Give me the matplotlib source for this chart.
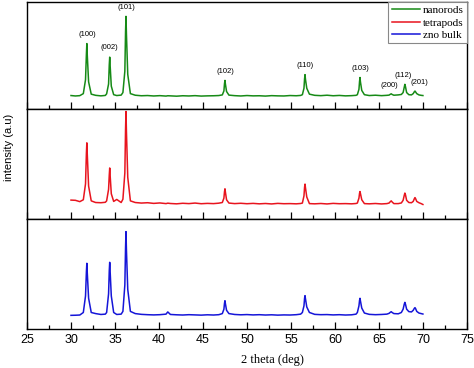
import matplotlib.pyplot as plt
from matplotlib.ticker import MultipleLocator

# 2 theta grid (deg), shared by the three patterns
two_theta = [
    30.0, 30.5, 31.0,
    31.4, 31.65, 31.75, 31.8, 31.85, 32.0, 32.3,
    32.8, 33.4, 33.9,
    34.05, 34.27, 34.35, 34.4, 34.45, 34.58, 34.85,
    35.2, 35.7,
    35.9, 36.12, 36.2, 36.25, 36.3, 36.45, 36.75,
    37.3, 38.0, 38.7, 39.4, 40.1, 40.8, 41.0, 41.3, 42.0, 42.7, 43.4, 44.1, 44.8, 45.5, 46.2, 46.8,
    47.2, 47.38, 47.45, 47.5, 47.55, 47.68, 47.95,
    48.6, 49.3, 50.0, 50.7, 51.4, 52.1, 52.8, 53.5, 54.2, 54.9, 55.6, 56.1,
    56.3, 56.48, 56.55, 56.6, 56.65, 56.8, 57.1,
    57.7, 58.4, 59.1, 59.8, 60.5, 61.2, 61.9, 62.4,
    62.55, 62.73, 62.8, 62.85, 62.9, 63.05, 63.35,
    63.9, 64.6, 65.3, 65.9,
    66.15, 66.3, 66.4, 66.5, 66.7,
    67.2, 67.55,
    67.75, 67.88, 67.95, 68.02, 68.15, 68.4,
    68.7,
    68.9, 69.03, 69.1, 69.17, 69.3, 69.55,
    69.8, 70.0,
]

nanorods = [
    122, 118, 121,
    140, 270, 510, 609, 500, 250, 135,
    124, 119, 123,
    138, 230, 410, 482, 400, 210, 130,
    122, 126,
    150, 350, 720, 864, 700, 320, 140,
    125, 120, 122, 118, 121, 117, 120, 119, 116, 120, 118, 121, 117, 119, 120, 122,
    128, 165, 235, 264, 230, 160, 126,
    121, 118, 122, 119, 120, 117, 121, 119, 118, 122, 120, 123,
    130, 190, 280, 318, 275, 190, 135,
    124, 121, 125, 120, 123, 119, 121, 124,
    130, 180, 255, 291, 250, 170, 130,
    122, 125, 121, 124,
    126, 134, 138, 132, 125,
    128, 132,
    150, 200, 227, 205, 150, 130,
    128,
    140, 158, 164, 156, 140, 128,
    124, 122,
]

tetrapods = [
    172, 170, 158,
    175, 320, 600, 694, 590, 300, 165,
    150, 148, 152,
    165, 270, 400, 465, 395, 230, 160,
    178, 150,
    180, 420, 820, 980, 800, 380, 165,
    150, 145, 148, 142, 146, 140, 144, 141, 138, 143, 140, 145, 139, 142, 140, 144,
    150, 190, 250, 275, 245, 175, 145,
    140, 143, 139, 142, 138, 141, 137, 142, 139, 140, 138, 141,
    145, 210, 290, 318, 285, 200, 140,
    138, 141, 137, 142, 139, 140, 138, 141,
    145, 190, 235, 250, 232, 175, 140,
    138, 141, 137, 140,
    145, 158, 165, 155, 140,
    140, 146,
    170, 215, 236, 220, 170, 150,
    148,
    160, 185, 195, 185, 160, 148,
    140, 132,
]

zno_bulk = [
    124, 125, 127,
    150, 300, 520, 597, 510, 280, 150,
    140, 132, 135,
    150, 320, 530, 606, 520, 300, 150,
    132, 135,
    160, 400, 740, 885, 720, 360, 160,
    140, 133, 130, 128, 130, 135, 155, 132, 129, 127, 130, 128, 126, 129, 127, 130,
    140, 180, 235, 257, 230, 170, 140,
    132, 129, 131, 128, 130, 127, 129, 126, 128, 127, 130, 135,
    150, 210, 280, 303, 275, 200, 150,
    133, 130, 131, 128, 130, 127, 129, 135,
    150, 210, 260, 279, 255, 190, 145,
    133, 130, 132, 135,
    142, 152, 157, 150, 140,
    138, 150,
    180, 225, 242, 225, 180, 158,
    155,
    170, 188, 194, 185, 160, 145,
    140, 136,
]

# Miller index labels for the nanorod pattern
hkl_labels = ['(100)', '(002)', '(101)', '(102)', '(110)', '(103)', '(200)', '(112)', '(201)']
hkl_x = [31.8, 34.4, 36.25, 47.5, 56.6, 62.85, 66.2, 67.8, 69.6]
hkl_y = [660, 535, 915, 315, 370, 345, 185, 280, 215]

series = [('nanorods', nanorods, '#168a16'),
          ('tetrapods', tetrapods, '#e8141e'),
          ('zno bulk', zno_bulk, '#1515d8')]

fig = plt.figure(figsize=(4.74, 3.68), dpi=100)
bounds = [0.705, 0.405, 0.106]
heights = [0.29, 0.298, 0.299]
axes = []
for i, (name, vals, col) in enumerate(series):
    ax = fig.add_axes([0.057, bounds[i], 0.928, heights[i]])
    ax.plot(two_theta, vals, color=col, lw=1.1, label=name)
    ax.set_xlim(25, 75)
    ax.set_ylim(0, 1000)
    ax.set_yticks([])
    ax.xaxis.set_major_locator(MultipleLocator(5))
    ax.xaxis.set_minor_locator(MultipleLocator(2.5))
    ax.tick_params(axis='x', which='major', direction='in', length=5, width=0.9)
    ax.tick_params(axis='x', which='minor', direction='in', length=3, width=0.9)
    for s in ax.spines.values():
        s.set_linewidth(1.0)
    if i < 2:
        ax.tick_params(axis='x', labelbottom=False)
    else:
        ax.tick_params(axis='x', labelsize=9)
        for lab in ax.get_xticklabels():
            lab.set_family('Liberation Sans')
    axes.append(ax)

for lab, x, y in zip(hkl_labels, hkl_x, hkl_y):
    axes[0].text(x, y, lab, fontsize=5.5, ha='center', va='bottom', family='Liberation Sans')

handles = [axes[i].get_lines()[0] for i in range(3)]
leg = axes[0].legend(handles, [s[0] for s in series], loc='upper right',
                     bbox_to_anchor=(1.0, 1.0), fancybox=False, framealpha=1,
                     prop={'family': 'Liberation Serif', 'size': 8},
                     handlelength=2.6, handletextpad=0.2, borderpad=0.3,
                     labelspacing=0.25, borderaxespad=0.0)
leg.get_frame().set_edgecolor('#888888')
leg.get_frame().set_linewidth(0.8)

fig.text(0.574, 0.022, '2 theta (deg)', ha='center', va='center',
         family='Liberation Serif', fontsize=9)
fig.text(0.018, 0.6, 'intensity (a.u)', ha='center', va='center', rotation=90,
         family='Liberation Sans', fontsize=8)

fig.savefig('out.png', dpi=100)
====
WHAT THE EXERCISE ASKS ▸ Without the pictures, print the whole listing exactly as given.

THE REPLY ▸
Give me the matplotlib source for this chart.
import matplotlib.pyplot as plt
from matplotlib.ticker import MultipleLocator

# 2 theta grid (deg), shared by the three patterns
two_theta = [
    30.0, 30.5, 31.0,
    31.4, 31.65, 31.75, 31.8, 31.85, 32.0, 32.3,
    32.8, 33.4, 33.9,
    34.05, 34.27, 34.35, 34.4, 34.45, 34.58, 34.85,
    35.2, 35.7,
    35.9, 36.12, 36.2, 36.25, 36.3, 36.45, 36.75,
    37.3, 38.0, 38.7, 39.4, 40.1, 40.8, 41.0, 41.3, 42.0, 42.7, 43.4, 44.1, 44.8, 45.5, 46.2, 46.8,
    47.2, 47.38, 47.45, 47.5, 47.55, 47.68, 47.95,
    48.6, 49.3, 50.0, 50.7, 51.4, 52.1, 52.8, 53.5, 54.2, 54.9, 55.6, 56.1,
    56.3, 56.48, 56.55, 56.6, 56.65, 56.8, 57.1,
    57.7, 58.4, 59.1, 59.8, 60.5, 61.2, 61.9, 62.4,
    62.55, 62.73, 62.8, 62.85, 62.9, 63.05, 63.35,
    63.9, 64.6, 65.3, 65.9,
    66.15, 66.3, 66.4, 66.5, 66.7,
    67.2, 67.55,
    67.75, 67.88, 67.95, 68.02, 68.15, 68.4,
    68.7,
    68.9, 69.03, 69.1, 69.17, 69.3, 69.55,
    69.8, 70.0,
]

nanorods = [
    122, 118, 121,
    140, 270, 510, 609, 500, 250, 135,
    124, 119, 123,
    138, 230, 410, 482, 400, 210, 130,
    122, 126,
    150, 350, 720, 864, 700, 320, 140,
    125, 120, 122, 118, 121, 117, 120, 119, 116, 120, 118, 121, 117, 119, 120, 122,
    128, 165, 235, 264, 230, 160, 126,
    121, 118, 122, 119, 120, 117, 121, 119, 118, 122, 120, 123,
    130, 190, 280, 318, 275, 190, 135,
    124, 121, 125, 120, 123, 119, 121, 124,
    130, 180, 255, 291, 250, 170, 130,
    122, 125, 121, 124,
    126, 134, 138, 132, 125,
    128, 132,
    150, 200, 227, 205, 150, 130,
    128,
    140, 158, 164, 156, 140, 128,
    124, 122,
]

tetrapods = [
    172, 170, 158,
    175, 320, 600, 694, 590, 300, 165,
    150, 148, 152,
    165, 270, 400, 465, 395, 230, 160,
    178, 150,
    180, 420, 820, 980, 800, 380, 165,
    150, 145, 148, 142, 146, 140, 144, 141, 138, 143, 140, 145, 139, 142, 140, 144,
    150, 190, 250, 275, 245, 175, 145,
    140, 143, 139, 142, 138, 141, 137, 142, 139, 140, 138, 141,
    145, 210, 290, 318, 285, 200, 140,
    138, 141, 137, 142, 139, 140, 138, 141,
    145, 190, 235, 250, 232, 175, 140,
    138, 141, 137, 140,
    145, 158, 165, 155, 140,
    140, 146,
    170, 215, 236, 220, 170, 150,
    148,
    160, 185, 195, 185, 160, 148,
    140, 132,
]

zno_bulk = [
    124, 125, 127,
    150, 300, 520, 597, 510, 280, 150,
    140, 132, 135,
    150, 320, 530, 606, 520, 300, 150,
    132, 135,
    160, 400, 740, 885, 720, 360, 160,
    140, 133, 130, 128, 130, 135, 155, 132, 129, 127, 130, 128, 126, 129, 127, 130,
    140, 180, 235, 257, 230, 170, 140,
    132, 129, 131, 128, 130, 127, 129, 126, 128, 127, 130, 135,
    150, 210, 280, 303, 275, 200, 150,
    133, 130, 131, 128, 130, 127, 129, 135,
    150, 210, 260, 279, 255, 190, 145,
    133, 130, 132, 135,
    142, 152, 157, 150, 140,
    138, 150,
    180, 225, 242, 225, 180, 158,
    155,
    170, 188, 194, 185, 160, 145,
    140, 136,
]

# Miller index labels for the nanorod pattern
hkl_labels = ['(100)', '(002)', '(101)', '(102)', '(110)', '(103)', '(200)', '(112)', '(201)']
hkl_x = [31.8, 34.4, 36.25, 47.5, 56.6, 62.85, 66.2, 67.8, 69.6]
hkl_y = [660, 535, 915, 315, 370, 345, 185, 280, 215]

series = [('nanorods', nanorods, '#168a16'),
          ('tetrapods', tetrapods, '#e8141e'),
          ('zno bulk', zno_bulk, '#1515d8')]

fig = plt.figure(figsize=(4.74, 3.68), dpi=100)
bounds = [0.705, 0.405, 0.106]
heights = [0.29, 0.298, 0.299]
axes = []
for i, (name, vals, col) in enumerate(series):
    ax = fig.add_axes([0.057, bounds[i], 0.928, heights[i]])
    ax.plot(two_theta, vals, color=col, lw=1.1, label=name)
    ax.set_xlim(25, 75)
    ax.set_ylim(0, 1000)
    ax.set_yticks([])
    ax.xaxis.set_major_locator(MultipleLocator(5))
    ax.xaxis.set_minor_locator(MultipleLocator(2.5))
    ax.tick_params(axis='x', which='major', direction='in', length=5, width=0.9)
    ax.tick_params(axis='x', which='minor', direction='in', length=3, width=0.9)
    for s in ax.spines.values():
        s.set_linewidth(1.0)
    if i < 2:
        ax.tick_params(axis='x', labelbottom=False)
    else:
        ax.tick_params(axis='x', labelsize=9)
        for lab in ax.get_xticklabels():
            lab.set_family('Liberation Sans')
    axes.append(ax)

for lab, x, y in zip(hkl_labels, hkl_x, hkl_y):
    axes[0].text(x, y, lab, fontsize=5.5, ha='center', va='bottom', family='Liberation Sans')

handles = [axes[i].get_lines()[0] for i in range(3)]
leg = axes[0].legend(handles, [s[0] for s in series], loc='upper right',
                     bbox_to_anchor=(1.0, 1.0), fancybox=False, framealpha=1,
                     prop={'family': 'Liberation Serif', 'size': 8},
                     handlelength=2.6, handletextpad=0.2, borderpad=0.3,
                     labelspacing=0.25, borderaxespad=0.0)
leg.get_frame().set_edgecolor('#888888')
leg.get_frame().set_linewidth(0.8)

fig.text(0.574, 0.022, '2 theta (deg)', ha='center', va='center',
         family='Liberation Serif', fontsize=9)
fig.text(0.018, 0.6, 'intensity (a.u)', ha='center', va='center', rotation=90,
         family='Liberation Sans', fontsize=8)

fig.savefig('out.png', dpi=100)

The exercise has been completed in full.